Saratoga Springs activists and organizations are hosting a fundraiser to help complete a years-long project documenting the impact of urban renewal in the city.
Like in other communities across the country, between 1962 and 1986, the U.S. Federal Urban Renewal Program provided funding to Saratoga Springs to clear out “blighted” areas of the city.
In order to make way for redevelopment, 53% of the homes slated for demolition were owner occupied, and 70% of homes were owned by minorities.
Decades later, individuals and organizations have taken up the task of documenting the impact of the effort that displaced the city’s Black community once prominent in the city’s West Side neighborhood.
Joy King is a seventh-generation Saratogian — the multimedia project, Erasing Spaces and Faces: The Legacy of Urban Renewal in Saratoga Springs, was born out of her own lived experience.
“We go over there and things are being closed down and they’re disappearing and then finally I go over there and it’s gone. And I said, ‘what happened?’ So, I felt like I lost a part of my self-worth, my heritage,” said Joy King.

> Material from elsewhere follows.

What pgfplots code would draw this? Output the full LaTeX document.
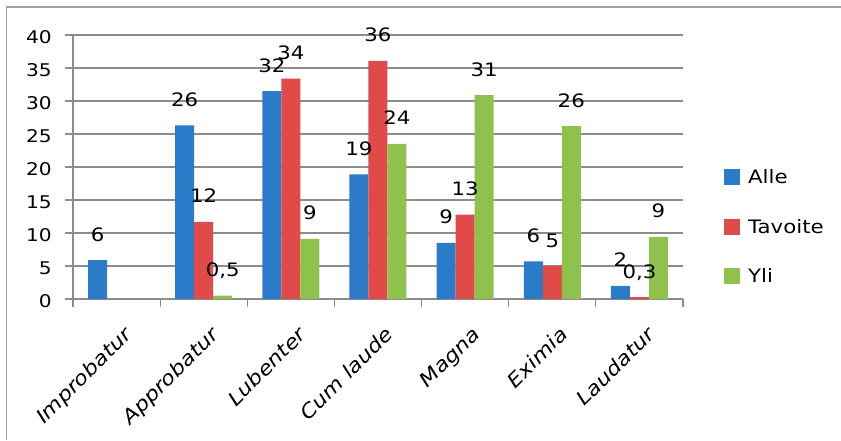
\documentclass[border=0pt]{standalone}
\usepackage{fontspec}
\setmainfont{DejaVu Sans}[FakeStretch=1.15]
\usepackage{pgfplots}
\pgfplotsset{compat=1.18}
\definecolor{cA}{RGB}{42,124,200}
\definecolor{cT}{RGB}{224,74,72}
\definecolor{cY}{RGB}{143,194,76}
\definecolor{gridc}{RGB}{140,140,140}
\begin{document}
\begin{tikzpicture}[x=1pt,y=1pt]
\path[use as bounding box] (0,-440) rectangle (841,0);
\draw[gridc!80, line width=1.2pt] (6.5,-440) -- (6.5,-7) -- (841,-7);
\begin{axis}[
  at={(73pt,-299pt)}, anchor=south west,
  scale only axis, width=610pt, height=264pt,
  xmin=-0.5, xmax=6.5, ymin=0, ymax=40,
  ybar=0pt, bar width=19pt,
  axis lines*=left,
  axis line style={gridc, line width=1.2pt},
  ytick={0,5,...,40},
  ymajorgrids, grid style={gridc, line width=1.2pt},
  xtick={-0.5,0.5,...,6.5}, xticklabels={},
  extra x ticks={0,1,2,3,4,5,6},
  extra x tick labels={Improbatur,Approbatur,Lubenter,Cum laude,Magna,Eximia,Laudatur},
  extra x tick style={major tick length=0pt},
  tick align=outside, major tick length=8pt,
  tick style={gridc, line width=1.2pt},
  /pgf/number format/assume math mode=true,
  yticklabel style={font=\fontsize{17.5}{20}\selectfont, anchor=east, inner sep=0pt, xshift=-13pt, yshift=-2pt},
  xticklabel style={font=\fontsize{19.5}{22}\selectfont\itshape, xshift=6pt, yshift=-26pt, rotate=45, anchor=north east, inner sep=0pt},
  nodes near coords,
  point meta=explicit symbolic,
  every node near coord/.append style={font=\fontsize{18.5}{21}\selectfont, anchor=base, yshift=19pt, inner sep=0pt, text=black},
  every axis plot post/.append style={legend image code/.code={\fill[##1] (0pt,-8pt) rectangle (16pt,8pt);}},
  legend style={draw=none, fill=none, at={(1,0.273)}, anchor=west, xshift=41pt,
    font=\fontsize{18.5}{21}\selectfont, row sep=30pt, inner sep=0pt,
    nodes={inner xsep=8pt}},
  legend cell align=left,
]
\addplot[fill=cA, draw=none] coordinates {(0,5.9)[6] (1,26.3)[26] (2,31.5)[32] (3,18.9)[19] (4,8.5)[9] (5,5.7)[6] (6,2.0)[2]};
\addplot[fill=cT, draw=none] coordinates {(1,11.7)[12] (2,33.4)[34] (3,36.1)[36] (4,12.8)[13] (5,5.0)[5] (6,0.3)[{0,3}]};
\addplot[fill=cY, draw=none] coordinates {(1,0.5)[{0,5}] (2,9.1)[9] (3,23.5)[24] (4,30.9)[31] (5,26.2)[26] (6,9.4)[9]};
\legend{Alle,Tavoite,Yli}
\end{axis}
\end{tikzpicture}
\end{document}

Filmmaker Careina Yard played a pivotal role in bringing the project to life.
“I felt like it really should center those stories of the individuals who were personally effected as opposed to being really strong on the research initially. Like, how can we connect these stories to the real lives of people who were effected so that the people who are seeing this are understanding the joy and the resilience that that community embodies in order to connect in a way where the rupture feels real,” said Yard.
Yard is working to complete a documentary film. She also wants to create a digital gallery to preserve first-hand accounts of the city’s transformation.
“What they did in Saratoga is, once they did this, they created projects one and two which was 81% African American in these project areas. And the initiative was to go in and totally demolish these homes which were not blight, but under the guise of ‘we’re taking you out of your space to renovate it and then we’re putting you back in. Most of the time when they got people out of these spaces, there was no putting them back in,” said Yard.
The upcoming fundraiser is being held in the Hilton in downtown Saratoga Springs, which Yard notes has its own link the documentary.
“Isaiah Jackson created Jack’s Cabaret and Grill which turned into Jack’s Harlem club, and that’s where we’re having the fundraiser. But, in that space, Duke Ellington performed, Cab Calloway, Black Patti, Billie Holiday. These are some really outstanding individuals and legacies. It was essentially a space that was nicknamed Little Harlem,” said Yard.
Julie Lewis is a co-founder of C.R.E.A.T.E. Community Studios, a partner in the documentary project.
“The first two years of the project were a lot of information gathering, a lot of community conversations that we had both in small groups with individuals and also larger community groups really to just listen. And from those restorative practices place, be a part of the conversation and learning from the individuals who were impacted,” said Lewis.
The fundraiser will help to complete Erasing Spaces and Faces, but will also help establish a fund to help other BIPOC filmmakers in the Capital Region pursue their own projects.
“You know long-term what we hope is that this is sort of a seed that can build and grow a greater fund that’s sustainable over time. In particular, it’s harder for artists of color to access funding and financial resources for their projects,” said Lewis.
Yard says it’s important to allow Black filmmakers to tell the stories of their own communities.
“Giving Black, Brown, Indigenous creatives the ability and the resources to do that, is extremely powerful. And it honors us as creatives in a way where it’s almost as if like, yeah time has been overdue to do that,” said Yard.
The fundraiser runs from 5:30-8:30 Friday at the Hilton on Congress Street.